The reports from the states were most commonly made by state directors or persons they designated. In some states, their reports were supplemented by teacher educators.

The new designs reported are those in the local public schools, the public area schools, and the supportive services provided in the state divisions of vocational education and the colleges and universities. Much larger programs of vocational and technical education outside the public schools are not included. Developments at the federal level are reported only as they have impinged upon the states.

The report is further limited because it deals only with vocational, technical, and practical arts education and most states have reported only developments in the federally-aided program of vocational and technical education. It omits new designs in many other forms of education which contribute to occupational choice, competence, and advance

ment.

A summary derived from the information available to the writers will necessarily be unfair to the programs in some states.
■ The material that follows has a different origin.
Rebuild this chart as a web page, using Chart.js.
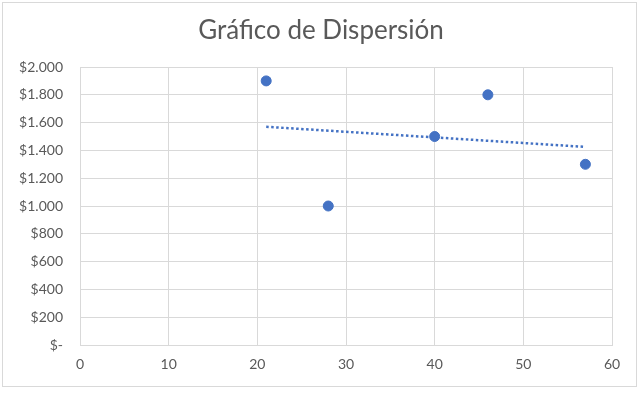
<!DOCTYPE html>
<html><head><meta charset="utf-8">
<script src="https://cdn.jsdelivr.net/npm/chart.js@4"></script>
<style>html,body{margin:0;padding:0;background:#fff}#w{width:643px;height:394px;position:relative}</style>
</head><body><div id="w"><canvas id="c" width="643" height="394"></canvas></div>
<script>
const titleText = "Gráfico de Dispersión";
const xValues = [21, 28, 40, 46, 57];
const yValues = [1900, 1000, 1500, 1800, 1300];
const trendX = [21, 57];
const trendY = [1570, 1425];
const xTicks = [0, 10, 20, 30, 40, 50, 60];
const yTickLabels = ["$-", "$200", "$400", "$600", "$800", "$1.000", "$1.200", "$1.400", "$1.600", "$1.800", "$2.000"];

const points = xValues.map((x, i) => ({x, y: yValues[i]}));
const trend = trendX.map((x, i) => ({x, y: trendY[i]}));
const blue = "#4472C4";
const txt = "#595959";
const grid = "#d9d9d9";

const frame = {
  id: 'frame',
  beforeDraw(chart) {
    const ctx = chart.ctx;
    ctx.save();
    ctx.fillStyle = '#fff';
    ctx.fillRect(0, 0, chart.width, chart.height);
    ctx.strokeStyle = grid;
    ctx.lineWidth = 1;
    ctx.strokeRect(2.5, 2.5, 634, 384);
    ctx.fillStyle = txt;
    ctx.font = '400 26px Lato';
    ctx.textAlign = 'center';
    ctx.textBaseline = 'middle';
    ctx.fillText(titleText, 321, 31);
    ctx.restore();
  }
};

new Chart(document.getElementById('c'), {
  type: 'scatter',
  data: {
    datasets: [
      {data: trend, type: 'line', borderColor: blue, borderWidth: 2.5, borderDash: [2.5, 2.5], pointRadius: 0, fill: false, order: 2},
      {data: points, backgroundColor: blue, borderColor: blue, pointRadius: 5, pointHoverRadius: 5, order: 1}
    ]
  },
  options: {
    responsive: false,
    animation: false,
    devicePixelRatio: 1,
    layout: {padding: {left: 0, right: 31, top: 67, bottom: 9}},
    plugins: {legend: {display: false}, tooltip: {enabled: false}, title: {display: false}},
    scales: {
      x: {
        type: 'linear', min: 0, max: 60,
        afterBuildTicks: s => { s.ticks = xTicks.map(v => ({value: v})); },
        grid: {color: grid, drawTicks: false},
        border: {color: grid},
        ticks: {color: txt, font: {family: 'Lato', size: 14}, padding: 11},
        afterFit: s => { s.height = 40; }
      },
      y: {
        min: 0, max: 2000,
        ticks: {stepSize: 200, color: txt, font: {family: 'Lato', size: 14}, padding: 17,
          callback: (v) => yTickLabels[Math.round(v / 200)]},
        grid: {color: grid, drawTicks: false},
        border: {color: grid},
        afterFit: s => { s.width = 80; }
      }
    }
  },
  plugins: [frame]
});
</script></body></html>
Programs described as new in some states may be old in other states. The working definition of a "new design" had to be a design new to the state reporting it. The space and attention given each state varies to some extent with the information the states provided, which varied from meager to abundant. The cooperation of those who furnished it exceeded even our high expectations and is much appreciated.

The publication has been prepared primarily for persons outside public vocational, technical, and practical arts education. It is hoped that it will also be of value to the profession and that professional vocational educators will aid in disseminating it to educators of other types and especially to influential lay citizens.

The message the publication brings is one which the Committee on Public Information has believed to be needed since the Committee was formed in 1959. The false stereotypes of vocational education reported in 1959 to be widely held are far more misleading now, if they still persist, in view of the tremendous developments of the past few years, some of which this publication reports.

A similar message is conveyed by a recent publication of the Bureau of Research, U. S. Office of Education, entitled New Directions in Vocational Education. Case Studies in Change. This booklet reports new designs in five situations: the bay area of California; Georgia; Warren,

Ohio; Phoenix, Arizona; and Quincy, Massachusetts.1

1

OE-80047, Superintendent of Documents, U. S. Government Printing
Office, Washington, D. C., 1967, 55 pp.